_DATA PROVIDED_
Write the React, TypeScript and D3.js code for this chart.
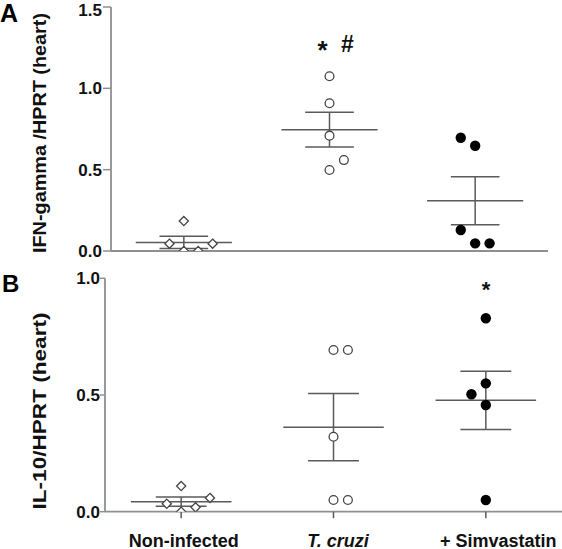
import React from "react";
import * as d3 from "d3";

const categories = ["Non-infected", "T. cruzi", "+ Simvastatin"];
const markerKinds = ["diamond", "circleOpen", "circleFilled"];

// Panel A: IFN-gamma / HPRT
const ifnValues = [
  [0.184, 0.045, 0.045, 0.0, 0.0],
  [1.074, 0.908, 0.709, 0.559, 0.498],
  [0.696, 0.647, 0.129, 0.047, 0.047],
];
const ifnSlots = [
  [0, -1, 2, 0, 1],
  [0, 0, 0, 1, 0],
  [-1, 0, -1, 0, 1],
];
const ifnMeans = [0.053, 0.746, 0.309];
const ifnSems = [0.037, 0.107, 0.147];
const ifnTicks = [0, 0.5, 1.0, 1.5];

// Panel B: IL-10 / HPRT
const il10Values = [
  [0.11, 0.059, 0.034, 0.019, 0.0],
  [0.693, 0.693, 0.321, 0.05, 0.05],
  [0.829, 0.55, 0.503, 0.457, 0.05],
];
const il10Slots = [
  [0, 2, -1, 1, 0],
  [0, 1, 0, 0, 1],
  [0, 0, -1, 0, 0],
];
const il10Means = [0.043, 0.362, 0.477];
const il10Sems = [0.02, 0.144, 0.125];
const il10Ticks = [0, 0.5, 1.0];

const FONT = "'Liberation Sans', Arial, Helvetica, sans-serif";
const AXIS = "#8f8f8f";
const BAR = "#5a5a5a";
const PT = "#444";

type PanelProps = {
  id: string;
  values: number[][];
  slots: number[][];
  means: number[];
  sems: number[];
  ticks: number[];
  xRange: [number, number];
  yRange: [number, number];
  yMax: number;
  tickLen: number;
  labelEnd: number;
  xTicks: boolean;
  title: string;
  titleY: number;
  titleLen: number;
};

function Marker({ kind, x, y }: { kind: string; x: number; y: number }) {
  if (kind === "diamond") {
    const s = 4.6;
    return (
      <path
        d={`M${x},${y - s}L${x + s},${y}L${x},${y + s}L${x - s},${y}Z`}
        fill="#fff"
        stroke={PT}
        strokeWidth={1.3}
      />
    );
  }
  if (kind === "circleOpen") {
    return <circle cx={x} cy={y} r={4.4} fill="#fff" stroke={PT} strokeWidth={1.3} />;
  }
  return <circle cx={x} cy={y} r={5.2} fill="#000" />;
}

function Panel(p: PanelProps) {
  const x = d3.scalePoint<string>().domain(categories).range(p.xRange).padding(0.5);
  const y = d3.scaleLinear().domain([0, p.yMax]).range(p.yRange);
  const step = x.step();
  const meanHalf = step * 0.33;
  const capHalf = step * 0.167;
  const slotUnit = 14.4;
  const y0 = y(0);
  const clipId = `clip-${p.id}`;
  return (
    <g>
      <defs>
        <clipPath id={clipId}>
          <rect x={p.xRange[0]} y={p.yRange[1] - 20} width={p.xRange[1] - p.xRange[0]} height={y0 - p.yRange[1] + 20} />
        </clipPath>
      </defs>
      {/* y axis */}
      <line x1={p.xRange[0]} x2={p.xRange[0]} y1={y(p.yMax)} y2={y0} stroke={AXIS} strokeWidth={1.8} />
      {p.ticks.map((t) => (
        <g key={t}>
          <line x1={p.xRange[0] - p.tickLen} x2={p.xRange[0]} y1={y(t)} y2={y(t)} stroke={AXIS} strokeWidth={1.5} />
          <text
            x={p.labelEnd}
            y={Math.max(y(t), 9.5)}
            dy="0.36em"
            textAnchor="end"
            fontFamily={FONT}
            fontWeight="bold"
            fontSize={17}
            fill="#111"
          >
            {d3.format(".1f")(t)}
          </text>
        </g>
      ))}
      {/* x axis */}
      <line x1={p.xRange[0]} x2={p.xRange[1]} y1={y0} y2={y0} stroke={AXIS} strokeWidth={1.8} />
      {p.xTicks &&
        categories.map((c) => (
          <line key={c} x1={x(c)!} x2={x(c)!} y1={y0} y2={y0 + 6.5} stroke={BAR} strokeWidth={1.5} />
        ))}
      {/* error bars */}
      {categories.map((c, i) => {
        const cx = x(c)!;
        const m = p.means[i];
        const s = p.sems[i];
        return (
          <g key={c} stroke={BAR} strokeWidth={1.5}>
            <line x1={cx - meanHalf} x2={cx + meanHalf} y1={y(m)} y2={y(m)} />
            <line x1={cx} x2={cx} y1={y(m + s)} y2={y(Math.max(0, m - s))} />
            <line x1={cx - capHalf} x2={cx + capHalf} y1={y(m + s)} y2={y(m + s)} />
            <line x1={cx - capHalf} x2={cx + capHalf} y1={y(m - s)} y2={y(m - s)} />
          </g>
        );
      })}
      {/* points */}
      <g clipPath={`url(#${clipId})`}>
        {categories.map((c, i) =>
          p.values[i].map((v, j) => (
            <Marker key={`${c}-${j}`} kind={markerKinds[i]} x={x(c)! + p.slots[i][j] * slotUnit} y={y(v)} />
          ))
        )}
      </g>
      {/* y title */}
      <text
        transform={`translate(46,${p.titleY}) rotate(-90)`}
        textAnchor="middle"
        fontFamily={FONT}
        fontWeight="bold"
        fontSize={19}
        fill="#111"
        textLength={p.titleLen}
        lengthAdjust="spacingAndGlyphs"
      >
        {p.title}
      </text>
    </g>
  );
}

export default function App() {
  return (
    <svg
      width={562}
      height={549}
      viewBox="0 0 562 549"
      style={{ position: "absolute", left: 0, top: 0, background: "#fff" }}
    >
      <rect width={562} height={549} fill="#fff" />
      <text x={0} y={22} fontFamily={FONT} fontWeight="bold" fontSize={25} fill="#000">A</text>
      <text x={2} y={292} fontFamily={FONT} fontWeight="bold" fontSize={24} fill="#000">B</text>
      <Panel
        id="a"
        values={ifnValues}
        slots={ifnSlots}
        means={ifnMeans}
        sems={ifnSems}
        ticks={ifnTicks}
        xRange={[111, 548]}
        yRange={[251, 7]}
        yMax={1.5}
        tickLen={8}
        labelEnd={102}
        xTicks={false}
        title="IFN-gamma /HPRT (heart)"
        titleY={133}
        titleLen={240}
      />
      <Panel
        id="b"
        values={il10Values}
        slots={il10Slots}
        means={il10Means}
        sems={il10Sems}
        ticks={il10Ticks}
        xRange={[105, 562]}
        yRange={[511.7, 278.3]}
        yMax={1.0}
        tickLen={5}
        labelEnd={100}
        xTicks={true}
        title="IL-10/HPRT (heart)"
        titleY={411}
        titleLen={197}
      />
      {/* significance marks */}
      <text x={322.5} y={59} textAnchor="middle" fontFamily={FONT} fontWeight="bold" fontSize={26} fill="#111">*</text>
      <text x={347.5} y={52} textAnchor="middle" fontFamily={FONT} fontWeight="bold" fontSize={23} fill="#111">#</text>
      <text x={486} y={296.5} textAnchor="middle" fontFamily={FONT} fontWeight="bold" fontSize={22} fill="#111">*</text>
      {/* category labels */}
      <text x={183.7} y={546.5} textAnchor="middle" fontFamily={FONT} fontWeight="bold" fontSize={18} fill="#111">Non-infected</text>
      <text x={338} y={546.5} textAnchor="middle" fontFamily={FONT} fontWeight="bold" fontStyle="italic" fontSize={18} fill="#111">T. cruzi</text>
      <text x={440} y={546.5} textAnchor="start" fontFamily={FONT} fontWeight="bold" fontSize={18} fill="#111">+ Simvastatin</text>
    </svg>
  );
}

_REQUEST_
Output the data above without changes, apart from leaving out the pictures.

_FINISHED TASK_
Write the React, TypeScript and D3.js code for this chart.
import React from "react";
import * as d3 from "d3";

const categories = ["Non-infected", "T. cruzi", "+ Simvastatin"];
const markerKinds = ["diamond", "circleOpen", "circleFilled"];

// Panel A: IFN-gamma / HPRT
const ifnValues = [
  [0.184, 0.045, 0.045, 0.0, 0.0],
  [1.074, 0.908, 0.709, 0.559, 0.498],
  [0.696, 0.647, 0.129, 0.047, 0.047],
];
const ifnSlots = [
  [0, -1, 2, 0, 1],
  [0, 0, 0, 1, 0],
  [-1, 0, -1, 0, 1],
];
const ifnMeans = [0.053, 0.746, 0.309];
const ifnSems = [0.037, 0.107, 0.147];
const ifnTicks = [0, 0.5, 1.0, 1.5];

// Panel B: IL-10 / HPRT
const il10Values = [
  [0.11, 0.059, 0.034, 0.019, 0.0],
  [0.693, 0.693, 0.321, 0.05, 0.05],
  [0.829, 0.55, 0.503, 0.457, 0.05],
];
const il10Slots = [
  [0, 2, -1, 1, 0],
  [0, 1, 0, 0, 1],
  [0, 0, -1, 0, 0],
];
const il10Means = [0.043, 0.362, 0.477];
const il10Sems = [0.02, 0.144, 0.125];
const il10Ticks = [0, 0.5, 1.0];

const FONT = "'Liberation Sans', Arial, Helvetica, sans-serif";
const AXIS = "#8f8f8f";
const BAR = "#5a5a5a";
const PT = "#444";

type PanelProps = {
  id: string;
  values: number[][];
  slots: number[][];
  means: number[];
  sems: number[];
  ticks: number[];
  xRange: [number, number];
  yRange: [number, number];
  yMax: number;
  tickLen: number;
  labelEnd: number;
  xTicks: boolean;
  title: string;
  titleY: number;
  titleLen: number;
};

function Marker({ kind, x, y }: { kind: string; x: number; y: number }) {
  if (kind === "diamond") {
    const s = 4.6;
    return (
      <path
        d={`M${x},${y - s}L${x + s},${y}L${x},${y + s}L${x - s},${y}Z`}
        fill="#fff"
        stroke={PT}
        strokeWidth={1.3}
      />
    );
  }
  if (kind === "circleOpen") {
    return <circle cx={x} cy={y} r={4.4} fill="#fff" stroke={PT} strokeWidth={1.3} />;
  }
  return <circle cx={x} cy={y} r={5.2} fill="#000" />;
}

function Panel(p: PanelProps) {
  const x = d3.scalePoint<string>().domain(categories).range(p.xRange).padding(0.5);
  const y = d3.scaleLinear().domain([0, p.yMax]).range(p.yRange);
  const step = x.step();
  const meanHalf = step * 0.33;
  const capHalf = step * 0.167;
  const slotUnit = 14.4;
  const y0 = y(0);
  const clipId = `clip-${p.id}`;
  return (
    <g>
      <defs>
        <clipPath id={clipId}>
          <rect x={p.xRange[0]} y={p.yRange[1] - 20} width={p.xRange[1] - p.xRange[0]} height={y0 - p.yRange[1] + 20} />
        </clipPath>
      </defs>
      {/* y axis */}
      <line x1={p.xRange[0]} x2={p.xRange[0]} y1={y(p.yMax)} y2={y0} stroke={AXIS} strokeWidth={1.8} />
      {p.ticks.map((t) => (
        <g key={t}>
          <line x1={p.xRange[0] - p.tickLen} x2={p.xRange[0]} y1={y(t)} y2={y(t)} stroke={AXIS} strokeWidth={1.5} />
          <text
            x={p.labelEnd}
            y={Math.max(y(t), 9.5)}
            dy="0.36em"
            textAnchor="end"
            fontFamily={FONT}
            fontWeight="bold"
            fontSize={17}
            fill="#111"
          >
            {d3.format(".1f")(t)}
          </text>
        </g>
      ))}
      {/* x axis */}
      <line x1={p.xRange[0]} x2={p.xRange[1]} y1={y0} y2={y0} stroke={AXIS} strokeWidth={1.8} />
      {p.xTicks &&
        categories.map((c) => (
          <line key={c} x1={x(c)!} x2={x(c)!} y1={y0} y2={y0 + 6.5} stroke={BAR} strokeWidth={1.5} />
        ))}
      {/* error bars */}
      {categories.map((c, i) => {
        const cx = x(c)!;
        const m = p.means[i];
        const s = p.sems[i];
        return (
          <g key={c} stroke={BAR} strokeWidth={1.5}>
            <line x1={cx - meanHalf} x2={cx + meanHalf} y1={y(m)} y2={y(m)} />
            <line x1={cx} x2={cx} y1={y(m + s)} y2={y(Math.max(0, m - s))} />
            <line x1={cx - capHalf} x2={cx + capHalf} y1={y(m + s)} y2={y(m + s)} />
            <line x1={cx - capHalf} x2={cx + capHalf} y1={y(m - s)} y2={y(m - s)} />
          </g>
        );
      })}
      {/* points */}
      <g clipPath={`url(#${clipId})`}>
        {categories.map((c, i) =>
          p.values[i].map((v, j) => (
            <Marker key={`${c}-${j}`} kind={markerKinds[i]} x={x(c)! + p.slots[i][j] * slotUnit} y={y(v)} />
          ))
        )}
      </g>
      {/* y title */}
      <text
        transform={`translate(46,${p.titleY}) rotate(-90)`}
        textAnchor="middle"
        fontFamily={FONT}
        fontWeight="bold"
        fontSize={19}
        fill="#111"
        textLength={p.titleLen}
        lengthAdjust="spacingAndGlyphs"
      >
        {p.title}
      </text>
    </g>
  );
}

export default function App() {
  return (
    <svg
      width={562}
      height={549}
      viewBox="0 0 562 549"
      style={{ position: "absolute", left: 0, top: 0, background: "#fff" }}
    >
      <rect width={562} height={549} fill="#fff" />
      <text x={0} y={22} fontFamily={FONT} fontWeight="bold" fontSize={25} fill="#000">A</text>
      <text x={2} y={292} fontFamily={FONT} fontWeight="bold" fontSize={24} fill="#000">B</text>
      <Panel
        id="a"
        values={ifnValues}
        slots={ifnSlots}
        means={ifnMeans}
        sems={ifnSems}
        ticks={ifnTicks}
        xRange={[111, 548]}
        yRange={[251, 7]}
        yMax={1.5}
        tickLen={8}
        labelEnd={102}
        xTicks={false}
        title="IFN-gamma /HPRT (heart)"
        titleY={133}
        titleLen={240}
      />
      <Panel
        id="b"
        values={il10Values}
        slots={il10Slots}
        means={il10Means}
        sems={il10Sems}
        ticks={il10Ticks}
        xRange={[105, 562]}
        yRange={[511.7, 278.3]}
        yMax={1.0}
        tickLen={5}
        labelEnd={100}
        xTicks={true}
        title="IL-10/HPRT (heart)"
        titleY={411}
        titleLen={197}
      />
      {/* significance marks */}
      <text x={322.5} y={59} textAnchor="middle" fontFamily={FONT} fontWeight="bold" fontSize={26} fill="#111">*</text>
      <text x={347.5} y={52} textAnchor="middle" fontFamily={FONT} fontWeight="bold" fontSize={23} fill="#111">#</text>
      <text x={486} y={296.5} textAnchor="middle" fontFamily={FONT} fontWeight="bold" fontSize={22} fill="#111">*</text>
      {/* category labels */}
      <text x={183.7} y={546.5} textAnchor="middle" fontFamily={FONT} fontWeight="bold" fontSize={18} fill="#111">Non-infected</text>
      <text x={338} y={546.5} textAnchor="middle" fontFamily={FONT} fontWeight="bold" fontStyle="italic" fontSize={18} fill="#111">T. cruzi</text>
      <text x={440} y={546.5} textAnchor="start" fontFamily={FONT} fontWeight="bold" fontSize={18} fill="#111">+ Simvastatin</text>
    </svg>
  );
}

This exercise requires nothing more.